AVAILABLE DATA
----------

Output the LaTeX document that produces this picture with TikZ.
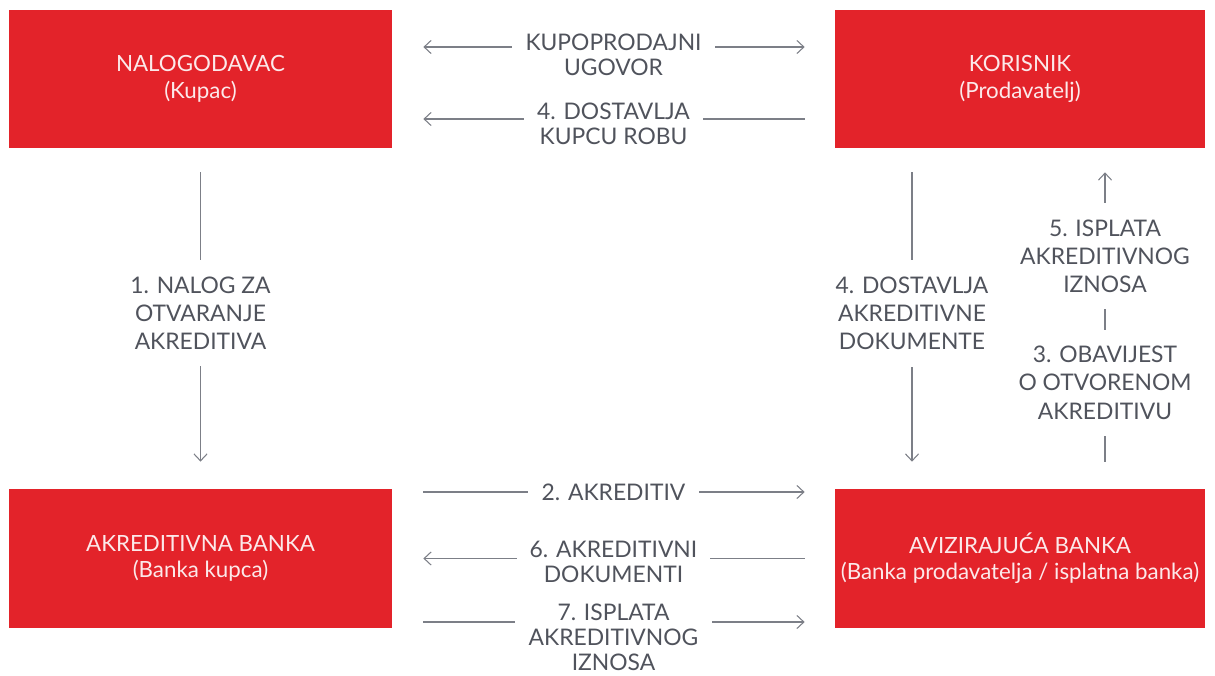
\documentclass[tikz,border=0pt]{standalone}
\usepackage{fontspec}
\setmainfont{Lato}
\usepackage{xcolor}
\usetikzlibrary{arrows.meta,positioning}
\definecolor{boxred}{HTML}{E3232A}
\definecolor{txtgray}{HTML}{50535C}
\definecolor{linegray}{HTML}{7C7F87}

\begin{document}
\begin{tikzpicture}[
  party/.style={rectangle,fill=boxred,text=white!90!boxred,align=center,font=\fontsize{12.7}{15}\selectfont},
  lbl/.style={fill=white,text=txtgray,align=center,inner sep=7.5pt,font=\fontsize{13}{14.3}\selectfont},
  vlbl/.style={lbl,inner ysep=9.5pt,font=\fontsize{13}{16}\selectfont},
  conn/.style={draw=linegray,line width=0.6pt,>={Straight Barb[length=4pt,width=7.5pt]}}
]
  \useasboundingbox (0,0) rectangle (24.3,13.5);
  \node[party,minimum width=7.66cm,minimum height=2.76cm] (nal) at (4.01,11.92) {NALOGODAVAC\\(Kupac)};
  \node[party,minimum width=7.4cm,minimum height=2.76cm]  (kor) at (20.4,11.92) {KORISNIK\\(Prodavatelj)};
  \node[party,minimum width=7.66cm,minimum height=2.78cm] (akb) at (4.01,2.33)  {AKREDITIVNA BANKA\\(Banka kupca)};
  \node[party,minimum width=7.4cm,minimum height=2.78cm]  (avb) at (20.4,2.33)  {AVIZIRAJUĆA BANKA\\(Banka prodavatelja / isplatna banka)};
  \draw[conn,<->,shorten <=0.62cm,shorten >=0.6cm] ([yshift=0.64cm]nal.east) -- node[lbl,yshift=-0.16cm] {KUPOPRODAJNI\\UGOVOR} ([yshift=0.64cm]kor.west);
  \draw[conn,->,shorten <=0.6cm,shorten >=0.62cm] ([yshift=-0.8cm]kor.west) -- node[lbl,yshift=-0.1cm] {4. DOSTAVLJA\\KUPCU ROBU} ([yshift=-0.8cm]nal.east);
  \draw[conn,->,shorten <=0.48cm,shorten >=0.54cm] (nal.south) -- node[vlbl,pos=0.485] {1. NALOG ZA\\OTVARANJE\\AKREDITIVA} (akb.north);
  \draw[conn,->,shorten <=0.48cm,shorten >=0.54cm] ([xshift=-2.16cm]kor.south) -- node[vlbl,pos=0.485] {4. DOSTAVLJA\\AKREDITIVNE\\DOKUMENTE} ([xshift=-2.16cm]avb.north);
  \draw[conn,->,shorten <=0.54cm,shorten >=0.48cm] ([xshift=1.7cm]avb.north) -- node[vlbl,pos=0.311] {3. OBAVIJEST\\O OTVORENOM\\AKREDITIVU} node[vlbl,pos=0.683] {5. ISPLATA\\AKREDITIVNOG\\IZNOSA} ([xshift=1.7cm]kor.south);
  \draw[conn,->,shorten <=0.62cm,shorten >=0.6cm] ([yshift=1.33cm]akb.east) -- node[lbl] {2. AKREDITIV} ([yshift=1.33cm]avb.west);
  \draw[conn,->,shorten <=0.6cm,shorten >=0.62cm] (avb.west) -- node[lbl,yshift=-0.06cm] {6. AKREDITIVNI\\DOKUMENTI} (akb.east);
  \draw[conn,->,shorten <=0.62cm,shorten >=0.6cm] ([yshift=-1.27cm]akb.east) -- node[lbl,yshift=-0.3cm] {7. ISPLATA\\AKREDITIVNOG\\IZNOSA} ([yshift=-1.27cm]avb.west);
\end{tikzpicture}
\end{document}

----------

AIM
Give every line above again exactly, with no pictures.

TASK RESPONSE
Output the LaTeX document that produces this picture with TikZ.
\documentclass[tikz,border=0pt]{standalone}
\usepackage{fontspec}
\setmainfont{Lato}
\usepackage{xcolor}
\usetikzlibrary{arrows.meta,positioning}
\definecolor{boxred}{HTML}{E3232A}
\definecolor{txtgray}{HTML}{50535C}
\definecolor{linegray}{HTML}{7C7F87}

\begin{document}
\begin{tikzpicture}[
  party/.style={rectangle,fill=boxred,text=white!90!boxred,align=center,font=\fontsize{12.7}{15}\selectfont},
  lbl/.style={fill=white,text=txtgray,align=center,inner sep=7.5pt,font=\fontsize{13}{14.3}\selectfont},
  vlbl/.style={lbl,inner ysep=9.5pt,font=\fontsize{13}{16}\selectfont},
  conn/.style={draw=linegray,line width=0.6pt,>={Straight Barb[length=4pt,width=7.5pt]}}
]
  \useasboundingbox (0,0) rectangle (24.3,13.5);
  \node[party,minimum width=7.66cm,minimum height=2.76cm] (nal) at (4.01,11.92) {NALOGODAVAC\\(Kupac)};
  \node[party,minimum width=7.4cm,minimum height=2.76cm]  (kor) at (20.4,11.92) {KORISNIK\\(Prodavatelj)};
  \node[party,minimum width=7.66cm,minimum height=2.78cm] (akb) at (4.01,2.33)  {AKREDITIVNA BANKA\\(Banka kupca)};
  \node[party,minimum width=7.4cm,minimum height=2.78cm]  (avb) at (20.4,2.33)  {AVIZIRAJUĆA BANKA\\(Banka prodavatelja / isplatna banka)};
  \draw[conn,<->,shorten <=0.62cm,shorten >=0.6cm] ([yshift=0.64cm]nal.east) -- node[lbl,yshift=-0.16cm] {KUPOPRODAJNI\\UGOVOR} ([yshift=0.64cm]kor.west);
  \draw[conn,->,shorten <=0.6cm,shorten >=0.62cm] ([yshift=-0.8cm]kor.west) -- node[lbl,yshift=-0.1cm] {4. DOSTAVLJA\\KUPCU ROBU} ([yshift=-0.8cm]nal.east);
  \draw[conn,->,shorten <=0.48cm,shorten >=0.54cm] (nal.south) -- node[vlbl,pos=0.485] {1. NALOG ZA\\OTVARANJE\\AKREDITIVA} (akb.north);
  \draw[conn,->,shorten <=0.48cm,shorten >=0.54cm] ([xshift=-2.16cm]kor.south) -- node[vlbl,pos=0.485] {4. DOSTAVLJA\\AKREDITIVNE\\DOKUMENTE} ([xshift=-2.16cm]avb.north);
  \draw[conn,->,shorten <=0.54cm,shorten >=0.48cm] ([xshift=1.7cm]avb.north) -- node[vlbl,pos=0.311] {3. OBAVIJEST\\O OTVORENOM\\AKREDITIVU} node[vlbl,pos=0.683] {5. ISPLATA\\AKREDITIVNOG\\IZNOSA} ([xshift=1.7cm]kor.south);
  \draw[conn,->,shorten <=0.62cm,shorten >=0.6cm] ([yshift=1.33cm]akb.east) -- node[lbl] {2. AKREDITIV} ([yshift=1.33cm]avb.west);
  \draw[conn,->,shorten <=0.6cm,shorten >=0.62cm] (avb.west) -- node[lbl,yshift=-0.06cm] {6. AKREDITIVNI\\DOKUMENTI} (akb.east);
  \draw[conn,->,shorten <=0.62cm,shorten >=0.6cm] ([yshift=-1.27cm]akb.east) -- node[lbl,yshift=-0.3cm] {7. ISPLATA\\AKREDITIVNOG\\IZNOSA} ([yshift=-1.27cm]avb.west);
\end{tikzpicture}
\end{document}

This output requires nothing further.